I congratulate Iain Smith on securing tonight's debate. I know that it is customary in such debates to thank and congratulate the member who has secured them, but on this occasion my congratulations are genuine. This is a very important debate and I have never heard Iain Smith speak better in the chamber.
Although we are right to focus on north-east Fife, we must recognise that a shortage of affordable housing is a problem in rural areas throughout Scotland. Average house prices have risen—as Iain Smith said, prices in Cupar have risen by more than 50 per cent in the past year alone. It is not the case that St Andrews, in particular, is becoming unaffordable; housing is unaffordable in many areas of north-east Fife. If house prices in Scotland had increased only by the rate of inflation since 1975, the average price would be £48,000 lower than it is.

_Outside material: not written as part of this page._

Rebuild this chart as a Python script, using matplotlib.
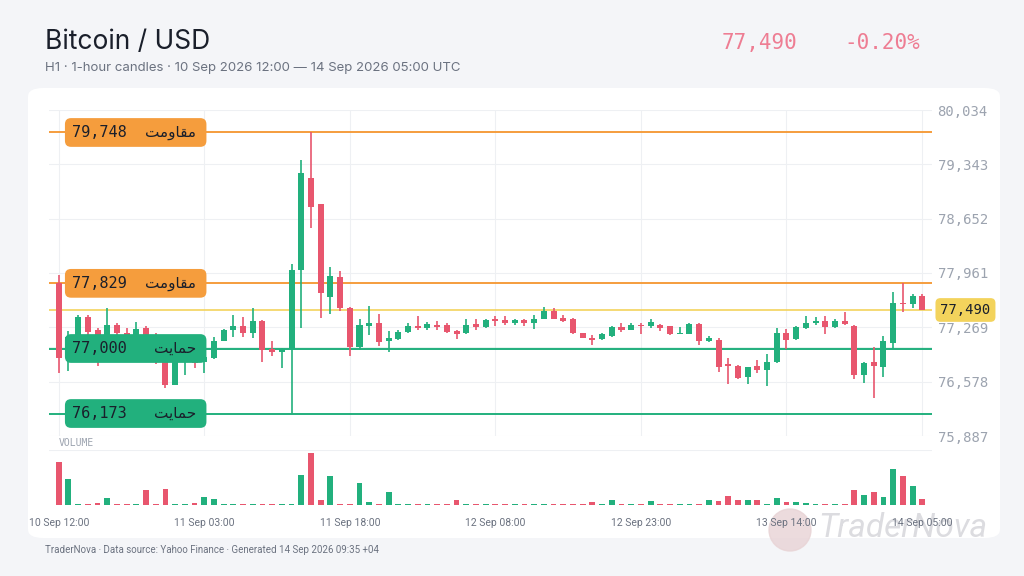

Throughout Fife, house prices are rising at an unprecedented rate, partly as a result of the fact that prices are so high in Edinburgh. Because people on modest incomes are unable to buy in Edinburgh the kind of houses that they want, we are seeing a ripple effect throughout Fife. As Iain Smith rightly said, that extends all the way up to Cupar. The parts of Fife that have access to a mainline railway station are the areas in which house prices are rising. Perhaps we should consider the dispersal of jobs from the likes of Edinburgh to places such as Fife and taking jobs to where people are, because at the moment those people are commuting to Edinburgh for jobs.
People are moving into Fife and into West Lothian, where house prices are much lower. To the mix of reasons for the rise in house prices, we must add the fact that the number of council houses is decreasing, because houses have been bought under the right to buy and not replaced. I say to Ted Brocklebank that it is clear that, after all these years, the Tories have learned nothing about housing and the housing market. It is not good enough to suggest that people can go away and come back.